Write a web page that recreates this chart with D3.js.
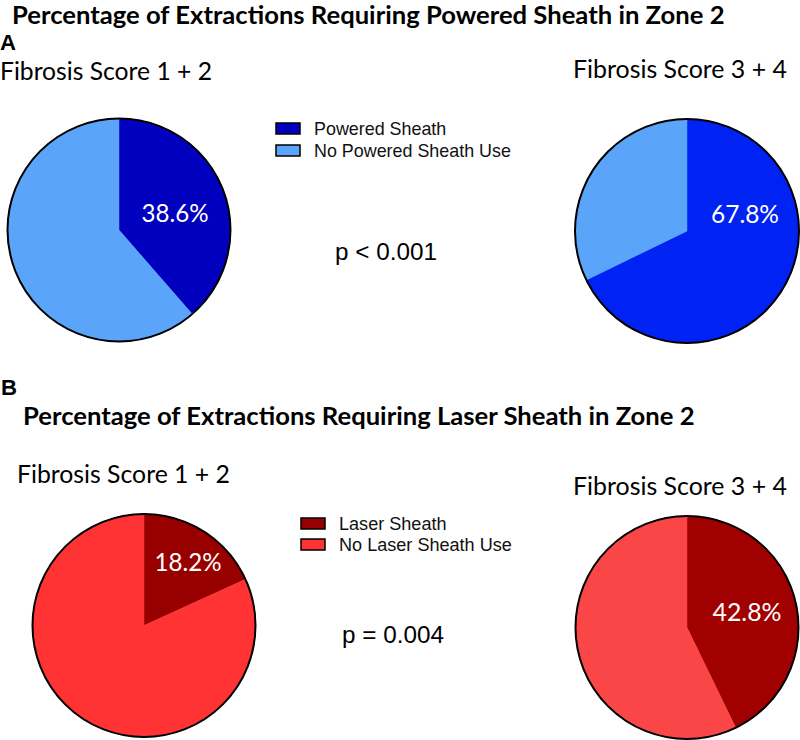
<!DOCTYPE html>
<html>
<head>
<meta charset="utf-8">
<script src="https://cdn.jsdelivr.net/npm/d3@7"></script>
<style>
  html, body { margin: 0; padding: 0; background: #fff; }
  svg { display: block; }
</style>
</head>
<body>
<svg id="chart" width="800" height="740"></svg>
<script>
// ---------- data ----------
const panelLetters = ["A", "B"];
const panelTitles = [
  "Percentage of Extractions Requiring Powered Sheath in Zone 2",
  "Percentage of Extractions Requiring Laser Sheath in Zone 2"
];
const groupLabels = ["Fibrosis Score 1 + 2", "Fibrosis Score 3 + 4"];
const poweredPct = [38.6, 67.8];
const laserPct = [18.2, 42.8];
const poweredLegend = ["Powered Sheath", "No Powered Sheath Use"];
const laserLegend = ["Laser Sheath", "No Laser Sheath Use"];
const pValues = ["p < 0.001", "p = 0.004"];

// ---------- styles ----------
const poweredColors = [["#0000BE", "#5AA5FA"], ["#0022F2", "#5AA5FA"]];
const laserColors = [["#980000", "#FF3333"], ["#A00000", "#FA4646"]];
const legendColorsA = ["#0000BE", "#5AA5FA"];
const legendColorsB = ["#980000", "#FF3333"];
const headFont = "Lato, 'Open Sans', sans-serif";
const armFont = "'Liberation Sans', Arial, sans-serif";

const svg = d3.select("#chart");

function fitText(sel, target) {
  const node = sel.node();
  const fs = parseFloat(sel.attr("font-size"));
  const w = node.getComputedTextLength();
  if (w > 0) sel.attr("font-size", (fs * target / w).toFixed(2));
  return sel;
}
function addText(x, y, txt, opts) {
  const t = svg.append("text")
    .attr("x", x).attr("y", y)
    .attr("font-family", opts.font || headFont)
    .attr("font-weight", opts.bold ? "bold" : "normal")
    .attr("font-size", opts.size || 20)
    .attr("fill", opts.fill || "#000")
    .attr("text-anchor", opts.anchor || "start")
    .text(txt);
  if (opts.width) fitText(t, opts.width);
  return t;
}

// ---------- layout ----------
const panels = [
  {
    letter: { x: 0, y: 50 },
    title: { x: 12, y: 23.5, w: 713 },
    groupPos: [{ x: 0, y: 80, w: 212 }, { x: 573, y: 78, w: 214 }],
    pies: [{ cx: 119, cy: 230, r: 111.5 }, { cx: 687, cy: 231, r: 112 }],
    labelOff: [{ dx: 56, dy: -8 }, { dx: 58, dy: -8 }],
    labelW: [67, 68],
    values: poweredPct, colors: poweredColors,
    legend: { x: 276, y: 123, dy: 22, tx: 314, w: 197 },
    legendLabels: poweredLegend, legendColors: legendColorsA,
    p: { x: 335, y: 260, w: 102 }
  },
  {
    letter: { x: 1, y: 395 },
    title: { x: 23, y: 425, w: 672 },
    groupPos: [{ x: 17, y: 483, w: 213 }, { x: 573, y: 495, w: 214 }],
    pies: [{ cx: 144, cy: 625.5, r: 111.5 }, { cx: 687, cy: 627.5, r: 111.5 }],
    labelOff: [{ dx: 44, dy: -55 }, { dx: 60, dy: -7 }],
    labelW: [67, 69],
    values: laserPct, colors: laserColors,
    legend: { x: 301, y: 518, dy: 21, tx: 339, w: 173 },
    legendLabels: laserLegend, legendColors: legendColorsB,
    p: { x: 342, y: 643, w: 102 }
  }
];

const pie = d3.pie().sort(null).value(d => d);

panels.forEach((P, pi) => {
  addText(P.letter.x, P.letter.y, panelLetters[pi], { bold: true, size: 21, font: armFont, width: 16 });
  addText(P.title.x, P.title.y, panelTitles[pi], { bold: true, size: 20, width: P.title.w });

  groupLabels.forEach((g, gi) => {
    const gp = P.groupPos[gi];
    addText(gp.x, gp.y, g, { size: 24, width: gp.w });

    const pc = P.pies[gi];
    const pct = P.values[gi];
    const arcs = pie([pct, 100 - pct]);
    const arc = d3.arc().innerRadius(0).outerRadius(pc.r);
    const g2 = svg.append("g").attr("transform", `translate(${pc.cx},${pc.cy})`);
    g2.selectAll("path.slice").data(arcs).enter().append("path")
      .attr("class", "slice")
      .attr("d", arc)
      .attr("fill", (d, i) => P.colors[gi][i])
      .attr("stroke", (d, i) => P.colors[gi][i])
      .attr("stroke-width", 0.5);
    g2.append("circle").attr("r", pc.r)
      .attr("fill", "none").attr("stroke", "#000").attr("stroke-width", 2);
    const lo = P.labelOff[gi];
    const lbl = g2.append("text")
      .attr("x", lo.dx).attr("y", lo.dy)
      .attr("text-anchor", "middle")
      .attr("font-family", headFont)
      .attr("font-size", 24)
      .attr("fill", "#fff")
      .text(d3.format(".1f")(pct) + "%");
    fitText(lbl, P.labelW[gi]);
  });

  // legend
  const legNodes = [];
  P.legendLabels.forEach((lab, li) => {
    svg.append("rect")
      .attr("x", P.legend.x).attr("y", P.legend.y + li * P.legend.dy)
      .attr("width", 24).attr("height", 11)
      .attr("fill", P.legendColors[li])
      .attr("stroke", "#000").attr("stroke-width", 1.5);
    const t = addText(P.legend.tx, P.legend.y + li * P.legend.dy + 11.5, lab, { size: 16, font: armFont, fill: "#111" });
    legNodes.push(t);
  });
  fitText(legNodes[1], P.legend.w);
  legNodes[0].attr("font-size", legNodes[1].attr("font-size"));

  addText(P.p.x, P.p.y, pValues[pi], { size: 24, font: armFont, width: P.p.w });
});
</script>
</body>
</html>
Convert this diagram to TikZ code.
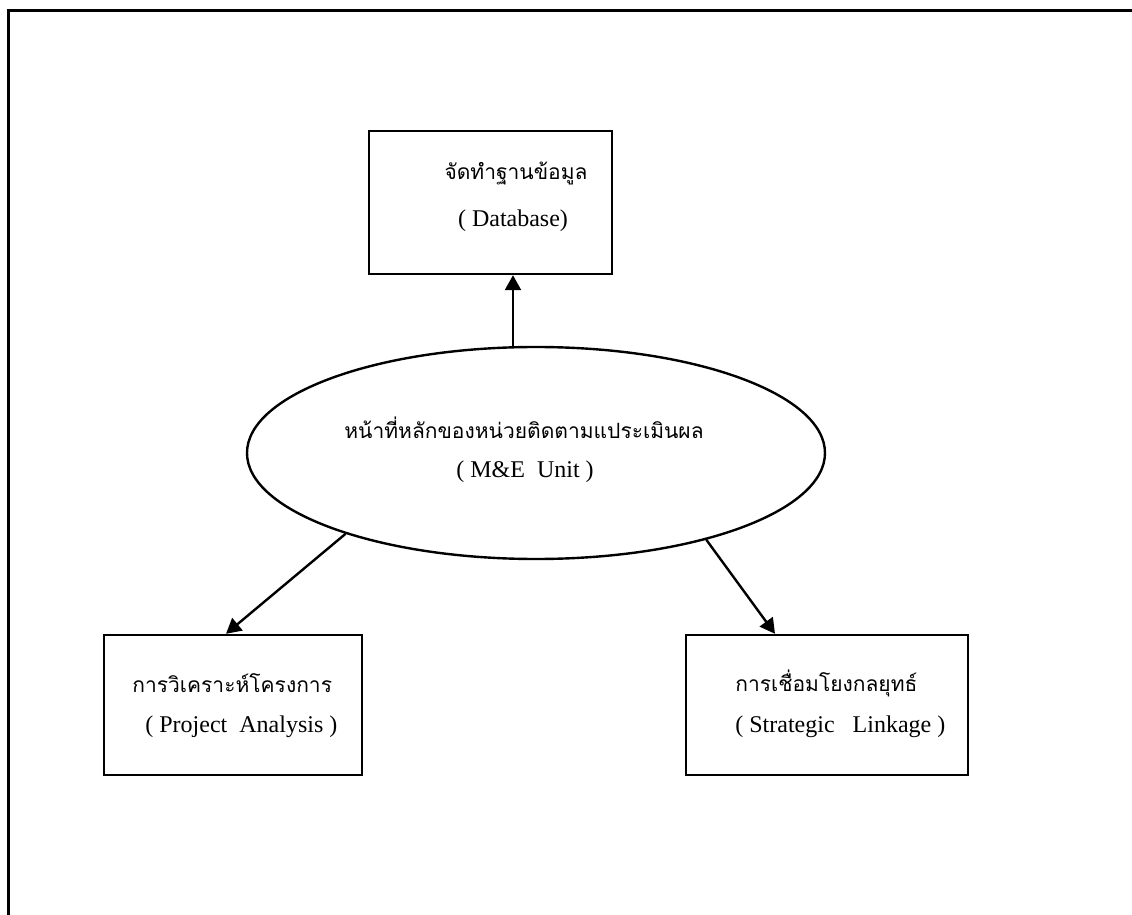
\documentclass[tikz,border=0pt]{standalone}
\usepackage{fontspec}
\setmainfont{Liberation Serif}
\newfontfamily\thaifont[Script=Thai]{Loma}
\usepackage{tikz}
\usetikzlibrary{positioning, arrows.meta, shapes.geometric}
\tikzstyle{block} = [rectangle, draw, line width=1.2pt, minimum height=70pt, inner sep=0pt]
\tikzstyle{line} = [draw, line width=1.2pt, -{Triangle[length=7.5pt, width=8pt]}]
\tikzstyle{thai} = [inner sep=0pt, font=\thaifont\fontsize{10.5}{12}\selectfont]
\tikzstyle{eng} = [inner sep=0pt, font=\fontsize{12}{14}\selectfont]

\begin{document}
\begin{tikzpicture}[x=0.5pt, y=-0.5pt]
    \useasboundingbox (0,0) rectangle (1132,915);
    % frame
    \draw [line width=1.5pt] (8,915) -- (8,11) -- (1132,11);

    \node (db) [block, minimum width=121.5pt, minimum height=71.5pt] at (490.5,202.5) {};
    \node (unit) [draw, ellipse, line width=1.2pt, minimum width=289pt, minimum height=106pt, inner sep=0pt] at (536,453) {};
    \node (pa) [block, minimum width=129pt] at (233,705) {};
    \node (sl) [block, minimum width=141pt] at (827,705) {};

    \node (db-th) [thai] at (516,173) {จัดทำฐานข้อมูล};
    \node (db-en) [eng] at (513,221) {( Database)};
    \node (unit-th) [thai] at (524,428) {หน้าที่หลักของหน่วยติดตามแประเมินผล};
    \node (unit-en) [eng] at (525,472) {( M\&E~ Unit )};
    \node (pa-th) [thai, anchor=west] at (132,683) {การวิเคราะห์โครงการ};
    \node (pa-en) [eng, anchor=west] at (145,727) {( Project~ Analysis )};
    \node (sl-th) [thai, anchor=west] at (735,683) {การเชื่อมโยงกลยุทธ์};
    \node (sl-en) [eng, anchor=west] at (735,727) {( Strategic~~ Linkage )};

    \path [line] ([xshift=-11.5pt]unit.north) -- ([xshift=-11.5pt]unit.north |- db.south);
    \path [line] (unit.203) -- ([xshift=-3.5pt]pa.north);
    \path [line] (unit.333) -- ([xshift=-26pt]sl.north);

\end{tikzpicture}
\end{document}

------------------------------------------------------------

* What to do
Keep to the lines between the line with "Convert this diagram to TikZ code." and the line with "(sl-en) [eng, anchor=west]", inclusive, and transcribe them without pictures.

* Right answer
Convert this diagram to TikZ code.
\documentclass[tikz,border=0pt]{standalone}
\usepackage{fontspec}
\setmainfont{Liberation Serif}
\newfontfamily\thaifont[Script=Thai]{Loma}
\usepackage{tikz}
\usetikzlibrary{positioning, arrows.meta, shapes.geometric}
\tikzstyle{block} = [rectangle, draw, line width=1.2pt, minimum height=70pt, inner sep=0pt]
\tikzstyle{line} = [draw, line width=1.2pt, -{Triangle[length=7.5pt, width=8pt]}]
\tikzstyle{thai} = [inner sep=0pt, font=\thaifont\fontsize{10.5}{12}\selectfont]
\tikzstyle{eng} = [inner sep=0pt, font=\fontsize{12}{14}\selectfont]

\begin{document}
\begin{tikzpicture}[x=0.5pt, y=-0.5pt]
    \useasboundingbox (0,0) rectangle (1132,915);
    % frame
    \draw [line width=1.5pt] (8,915) -- (8,11) -- (1132,11);

    \node (db) [block, minimum width=121.5pt, minimum height=71.5pt] at (490.5,202.5) {};
    \node (unit) [draw, ellipse, line width=1.2pt, minimum width=289pt, minimum height=106pt, inner sep=0pt] at (536,453) {};
    \node (pa) [block, minimum width=129pt] at (233,705) {};
    \node (sl) [block, minimum width=141pt] at (827,705) {};

    \node (db-th) [thai] at (516,173) {จัดทำฐานข้อมูล};
    \node (db-en) [eng] at (513,221) {( Database)};
    \node (unit-th) [thai] at (524,428) {หน้าที่หลักของหน่วยติดตามแประเมินผล};
    \node (unit-en) [eng] at (525,472) {( M\&E~ Unit )};
    \node (pa-th) [thai, anchor=west] at (132,683) {การวิเคราะห์โครงการ};
    \node (pa-en) [eng, anchor=west] at (145,727) {( Project~ Analysis )};
    \node (sl-th) [thai, anchor=west] at (735,683) {การเชื่อมโยงกลยุทธ์};
    \node (sl-en) [eng, anchor=west] at (735,727) {( Strategic~~ Linkage )};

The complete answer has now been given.